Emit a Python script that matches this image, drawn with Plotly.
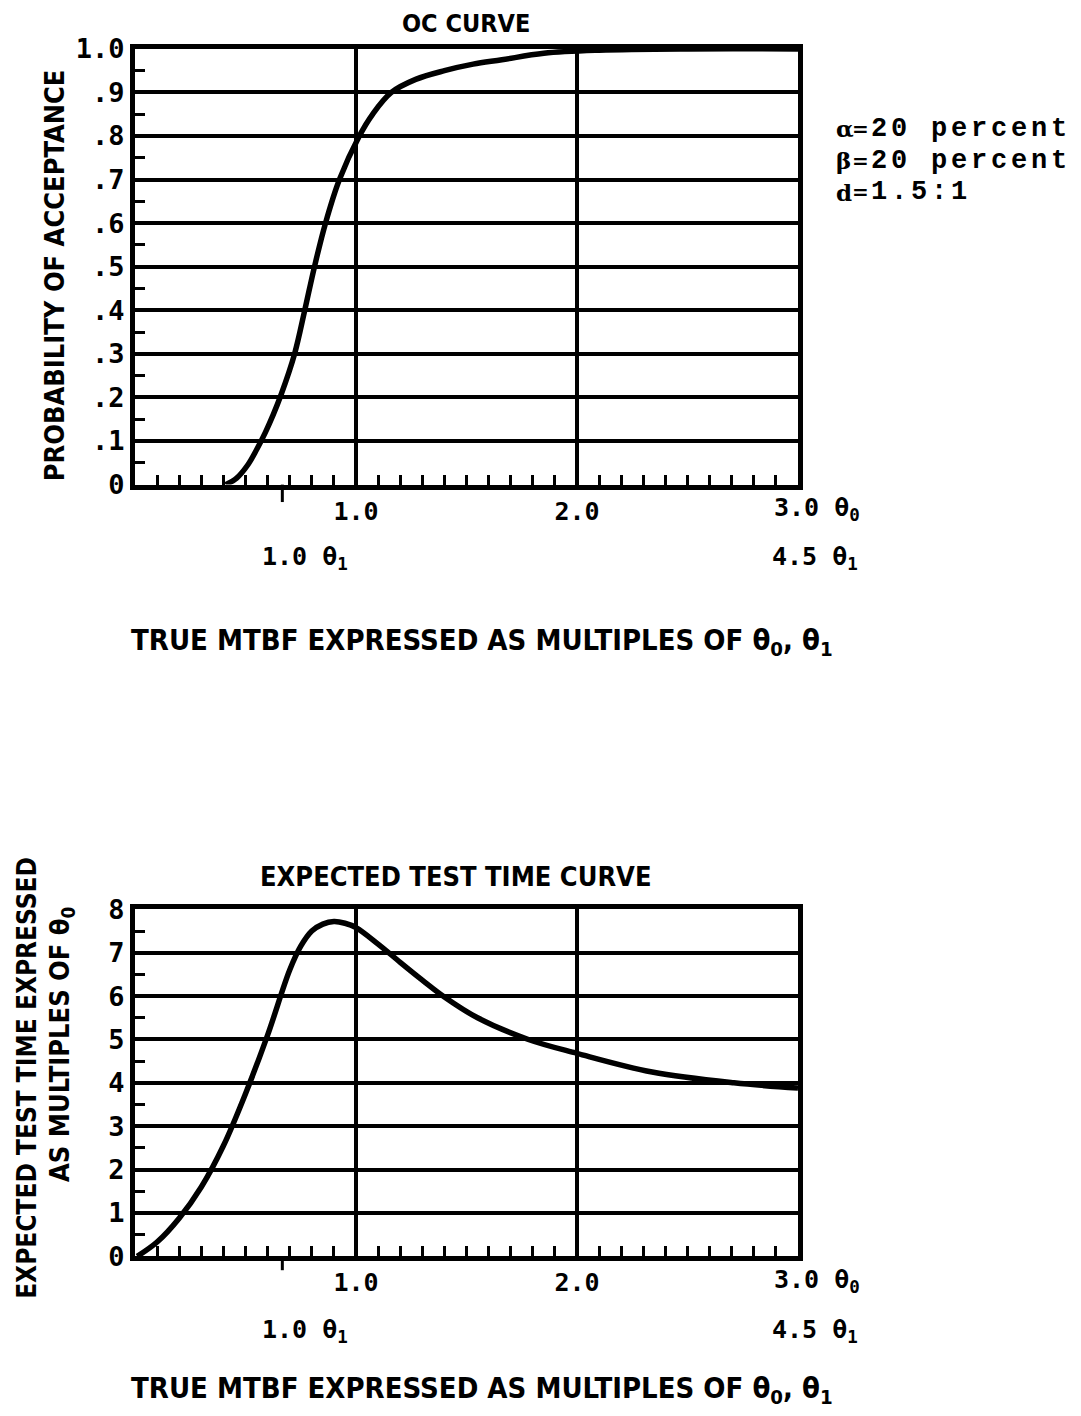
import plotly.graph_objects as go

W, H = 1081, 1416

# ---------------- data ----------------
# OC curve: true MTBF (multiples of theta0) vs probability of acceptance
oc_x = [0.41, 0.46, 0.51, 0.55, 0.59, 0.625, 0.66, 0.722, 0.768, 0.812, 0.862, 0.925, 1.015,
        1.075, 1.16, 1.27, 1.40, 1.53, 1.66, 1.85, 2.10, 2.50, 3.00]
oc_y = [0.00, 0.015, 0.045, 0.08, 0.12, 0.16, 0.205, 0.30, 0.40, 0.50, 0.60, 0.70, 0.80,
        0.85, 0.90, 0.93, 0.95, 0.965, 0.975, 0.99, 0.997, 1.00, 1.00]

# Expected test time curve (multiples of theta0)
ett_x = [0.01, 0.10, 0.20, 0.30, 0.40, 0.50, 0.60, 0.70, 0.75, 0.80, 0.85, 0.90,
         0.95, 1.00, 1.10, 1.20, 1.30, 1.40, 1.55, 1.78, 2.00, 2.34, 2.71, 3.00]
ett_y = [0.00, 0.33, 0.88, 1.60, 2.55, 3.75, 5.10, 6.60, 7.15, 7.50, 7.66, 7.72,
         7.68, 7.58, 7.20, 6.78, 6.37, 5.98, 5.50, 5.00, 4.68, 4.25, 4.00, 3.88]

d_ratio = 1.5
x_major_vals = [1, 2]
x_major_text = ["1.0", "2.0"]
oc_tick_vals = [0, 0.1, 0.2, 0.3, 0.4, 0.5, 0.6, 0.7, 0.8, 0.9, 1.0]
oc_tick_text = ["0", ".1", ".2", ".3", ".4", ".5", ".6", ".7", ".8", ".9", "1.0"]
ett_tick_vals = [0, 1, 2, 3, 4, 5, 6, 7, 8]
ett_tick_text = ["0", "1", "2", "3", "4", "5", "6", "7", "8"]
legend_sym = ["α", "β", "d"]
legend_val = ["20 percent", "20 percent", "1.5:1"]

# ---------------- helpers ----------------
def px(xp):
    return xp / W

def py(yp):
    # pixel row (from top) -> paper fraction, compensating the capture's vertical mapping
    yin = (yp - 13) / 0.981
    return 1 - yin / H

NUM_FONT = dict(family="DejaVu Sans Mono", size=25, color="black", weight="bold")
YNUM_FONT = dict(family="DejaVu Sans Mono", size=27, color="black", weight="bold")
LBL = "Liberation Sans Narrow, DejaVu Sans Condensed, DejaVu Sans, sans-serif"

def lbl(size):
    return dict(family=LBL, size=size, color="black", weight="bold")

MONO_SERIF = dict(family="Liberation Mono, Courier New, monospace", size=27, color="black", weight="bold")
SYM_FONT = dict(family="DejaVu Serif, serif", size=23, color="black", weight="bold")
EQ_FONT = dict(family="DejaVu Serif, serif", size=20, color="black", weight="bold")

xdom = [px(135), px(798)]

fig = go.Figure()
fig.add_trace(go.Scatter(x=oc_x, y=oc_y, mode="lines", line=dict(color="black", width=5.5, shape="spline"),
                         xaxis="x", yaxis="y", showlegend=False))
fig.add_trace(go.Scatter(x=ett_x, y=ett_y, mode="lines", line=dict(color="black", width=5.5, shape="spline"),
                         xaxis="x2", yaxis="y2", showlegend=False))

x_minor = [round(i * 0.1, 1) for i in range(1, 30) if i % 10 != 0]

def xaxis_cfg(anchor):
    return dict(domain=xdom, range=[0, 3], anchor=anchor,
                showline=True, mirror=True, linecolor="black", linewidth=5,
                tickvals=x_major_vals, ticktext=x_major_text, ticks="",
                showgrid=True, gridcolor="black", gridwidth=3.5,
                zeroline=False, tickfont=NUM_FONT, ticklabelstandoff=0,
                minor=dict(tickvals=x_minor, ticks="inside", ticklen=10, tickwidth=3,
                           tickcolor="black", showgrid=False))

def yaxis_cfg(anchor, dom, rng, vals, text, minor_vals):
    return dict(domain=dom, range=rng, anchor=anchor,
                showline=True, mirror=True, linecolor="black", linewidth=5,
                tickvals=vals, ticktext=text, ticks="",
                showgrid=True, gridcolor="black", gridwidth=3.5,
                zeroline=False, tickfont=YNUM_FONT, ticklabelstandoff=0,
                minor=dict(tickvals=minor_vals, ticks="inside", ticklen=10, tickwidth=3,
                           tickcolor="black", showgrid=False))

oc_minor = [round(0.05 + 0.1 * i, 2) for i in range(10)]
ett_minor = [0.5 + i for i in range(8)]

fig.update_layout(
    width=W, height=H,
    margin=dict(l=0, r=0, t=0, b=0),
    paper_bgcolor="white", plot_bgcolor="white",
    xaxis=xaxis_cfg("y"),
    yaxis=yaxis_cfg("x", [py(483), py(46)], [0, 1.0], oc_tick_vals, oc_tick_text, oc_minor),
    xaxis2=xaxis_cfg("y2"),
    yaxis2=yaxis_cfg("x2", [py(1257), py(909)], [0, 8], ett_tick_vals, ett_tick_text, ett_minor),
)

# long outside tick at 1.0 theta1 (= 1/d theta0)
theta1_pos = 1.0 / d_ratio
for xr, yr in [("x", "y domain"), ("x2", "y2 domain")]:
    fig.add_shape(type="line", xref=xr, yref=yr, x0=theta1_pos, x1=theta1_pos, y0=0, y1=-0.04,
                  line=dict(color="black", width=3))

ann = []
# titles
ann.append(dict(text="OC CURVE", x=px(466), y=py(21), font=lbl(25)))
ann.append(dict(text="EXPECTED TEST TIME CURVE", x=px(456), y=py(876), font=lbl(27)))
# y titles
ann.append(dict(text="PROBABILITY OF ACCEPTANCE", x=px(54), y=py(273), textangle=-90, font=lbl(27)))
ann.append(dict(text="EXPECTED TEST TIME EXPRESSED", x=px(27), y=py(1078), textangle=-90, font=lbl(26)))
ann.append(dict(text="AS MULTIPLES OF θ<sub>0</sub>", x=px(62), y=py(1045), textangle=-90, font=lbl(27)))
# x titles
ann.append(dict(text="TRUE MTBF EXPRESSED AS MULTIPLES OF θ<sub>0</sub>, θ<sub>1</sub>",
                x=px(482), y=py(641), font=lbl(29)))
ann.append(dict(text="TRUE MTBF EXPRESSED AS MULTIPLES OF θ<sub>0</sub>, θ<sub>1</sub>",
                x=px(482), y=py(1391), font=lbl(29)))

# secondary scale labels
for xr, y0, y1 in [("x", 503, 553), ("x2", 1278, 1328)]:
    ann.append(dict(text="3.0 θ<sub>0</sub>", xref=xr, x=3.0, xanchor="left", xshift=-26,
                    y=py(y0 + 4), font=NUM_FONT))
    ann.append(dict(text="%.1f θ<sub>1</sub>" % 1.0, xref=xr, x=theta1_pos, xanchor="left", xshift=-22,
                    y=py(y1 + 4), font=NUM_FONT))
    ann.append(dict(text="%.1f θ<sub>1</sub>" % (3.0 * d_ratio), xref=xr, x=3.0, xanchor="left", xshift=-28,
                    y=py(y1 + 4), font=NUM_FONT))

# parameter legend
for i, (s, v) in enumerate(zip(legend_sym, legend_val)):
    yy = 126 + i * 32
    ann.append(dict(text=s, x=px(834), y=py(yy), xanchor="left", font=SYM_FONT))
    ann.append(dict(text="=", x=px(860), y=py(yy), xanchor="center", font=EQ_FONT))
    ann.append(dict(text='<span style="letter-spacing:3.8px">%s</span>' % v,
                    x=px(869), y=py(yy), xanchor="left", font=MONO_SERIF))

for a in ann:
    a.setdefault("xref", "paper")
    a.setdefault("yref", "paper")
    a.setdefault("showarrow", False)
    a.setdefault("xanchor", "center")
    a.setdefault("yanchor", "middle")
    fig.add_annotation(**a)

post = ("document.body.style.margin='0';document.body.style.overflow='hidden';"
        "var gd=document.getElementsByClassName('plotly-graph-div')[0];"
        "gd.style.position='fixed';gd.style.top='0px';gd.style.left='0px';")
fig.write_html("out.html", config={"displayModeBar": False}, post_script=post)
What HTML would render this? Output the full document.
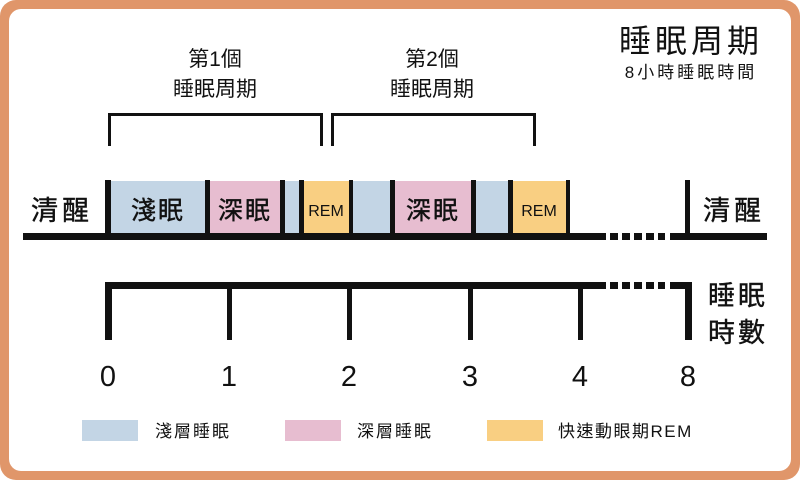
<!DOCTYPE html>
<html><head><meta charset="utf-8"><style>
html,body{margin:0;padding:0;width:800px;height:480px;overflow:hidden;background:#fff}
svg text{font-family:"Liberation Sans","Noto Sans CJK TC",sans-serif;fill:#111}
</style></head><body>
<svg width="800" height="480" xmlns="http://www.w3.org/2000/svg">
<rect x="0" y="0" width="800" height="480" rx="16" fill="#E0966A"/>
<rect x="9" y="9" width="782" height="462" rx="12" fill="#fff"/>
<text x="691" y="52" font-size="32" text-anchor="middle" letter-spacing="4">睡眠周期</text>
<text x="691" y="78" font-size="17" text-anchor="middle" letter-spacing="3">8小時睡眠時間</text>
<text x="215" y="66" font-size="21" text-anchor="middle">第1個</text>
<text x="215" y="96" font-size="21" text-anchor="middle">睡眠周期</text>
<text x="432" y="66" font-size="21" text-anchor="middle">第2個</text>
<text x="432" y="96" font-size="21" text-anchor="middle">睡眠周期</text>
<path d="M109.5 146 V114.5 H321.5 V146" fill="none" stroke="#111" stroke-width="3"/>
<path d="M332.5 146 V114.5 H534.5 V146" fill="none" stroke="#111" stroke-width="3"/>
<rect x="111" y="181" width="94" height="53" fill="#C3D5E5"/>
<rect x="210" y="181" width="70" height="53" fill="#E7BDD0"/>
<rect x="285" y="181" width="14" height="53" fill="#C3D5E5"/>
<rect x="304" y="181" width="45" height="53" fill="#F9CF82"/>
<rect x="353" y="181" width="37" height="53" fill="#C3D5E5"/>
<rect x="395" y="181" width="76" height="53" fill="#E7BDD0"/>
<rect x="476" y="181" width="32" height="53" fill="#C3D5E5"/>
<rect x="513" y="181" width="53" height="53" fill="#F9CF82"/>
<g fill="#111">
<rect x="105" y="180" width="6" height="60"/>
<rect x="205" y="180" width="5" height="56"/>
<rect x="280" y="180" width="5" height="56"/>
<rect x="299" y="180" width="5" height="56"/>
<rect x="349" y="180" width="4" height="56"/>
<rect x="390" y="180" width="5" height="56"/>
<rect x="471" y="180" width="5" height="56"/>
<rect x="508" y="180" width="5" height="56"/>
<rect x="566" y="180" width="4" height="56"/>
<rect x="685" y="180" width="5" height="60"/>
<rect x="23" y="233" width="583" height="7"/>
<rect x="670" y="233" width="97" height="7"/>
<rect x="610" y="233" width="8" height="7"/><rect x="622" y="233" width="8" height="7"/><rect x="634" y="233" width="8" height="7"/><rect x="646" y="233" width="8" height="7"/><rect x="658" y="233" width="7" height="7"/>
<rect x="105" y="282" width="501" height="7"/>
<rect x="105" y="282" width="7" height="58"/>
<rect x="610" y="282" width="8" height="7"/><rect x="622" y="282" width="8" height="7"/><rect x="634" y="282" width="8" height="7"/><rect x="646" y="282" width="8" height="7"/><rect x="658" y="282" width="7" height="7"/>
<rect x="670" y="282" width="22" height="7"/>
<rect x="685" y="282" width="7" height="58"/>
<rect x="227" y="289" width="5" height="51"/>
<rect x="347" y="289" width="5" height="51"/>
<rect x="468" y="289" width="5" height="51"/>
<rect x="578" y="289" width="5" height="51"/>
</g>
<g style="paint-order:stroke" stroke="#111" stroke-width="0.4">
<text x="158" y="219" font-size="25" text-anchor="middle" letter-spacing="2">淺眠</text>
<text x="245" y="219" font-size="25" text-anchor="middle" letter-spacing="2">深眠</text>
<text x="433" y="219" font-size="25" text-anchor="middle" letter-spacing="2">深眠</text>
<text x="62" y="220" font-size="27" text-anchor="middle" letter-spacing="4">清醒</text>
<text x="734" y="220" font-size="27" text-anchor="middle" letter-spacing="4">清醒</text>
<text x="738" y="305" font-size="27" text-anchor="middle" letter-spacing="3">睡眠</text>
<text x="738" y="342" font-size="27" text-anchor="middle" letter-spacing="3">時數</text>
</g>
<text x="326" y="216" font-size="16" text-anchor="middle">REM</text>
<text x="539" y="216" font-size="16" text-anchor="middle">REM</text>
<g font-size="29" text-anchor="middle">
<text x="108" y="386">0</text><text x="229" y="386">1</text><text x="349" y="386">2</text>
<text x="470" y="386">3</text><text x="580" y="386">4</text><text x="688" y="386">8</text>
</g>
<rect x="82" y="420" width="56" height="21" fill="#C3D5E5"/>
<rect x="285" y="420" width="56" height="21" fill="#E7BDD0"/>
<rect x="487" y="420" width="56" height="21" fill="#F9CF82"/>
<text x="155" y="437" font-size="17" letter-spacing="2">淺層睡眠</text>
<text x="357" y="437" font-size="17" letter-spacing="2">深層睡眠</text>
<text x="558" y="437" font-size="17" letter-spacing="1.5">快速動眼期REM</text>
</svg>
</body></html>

---

=== EXERCISE ===
From the first line above down to the line with "0.85, 0.90, 0.93, 0.95, 0.965, 0.975, 0.99, 0.997, 1.00, 1.00]", reproduce every line and no others, omitting pictures.

=== THE RESULT ===
Emit a Python script that matches this image, drawn with Plotly.
import plotly.graph_objects as go

W, H = 1081, 1416

# ---------------- data ----------------
# OC curve: true MTBF (multiples of theta0) vs probability of acceptance
oc_x = [0.41, 0.46, 0.51, 0.55, 0.59, 0.625, 0.66, 0.722, 0.768, 0.812, 0.862, 0.925, 1.015,
        1.075, 1.16, 1.27, 1.40, 1.53, 1.66, 1.85, 2.10, 2.50, 3.00]
oc_y = [0.00, 0.015, 0.045, 0.08, 0.12, 0.16, 0.205, 0.30, 0.40, 0.50, 0.60, 0.70, 0.80,
        0.85, 0.90, 0.93, 0.95, 0.965, 0.975, 0.99, 0.997, 1.00, 1.00]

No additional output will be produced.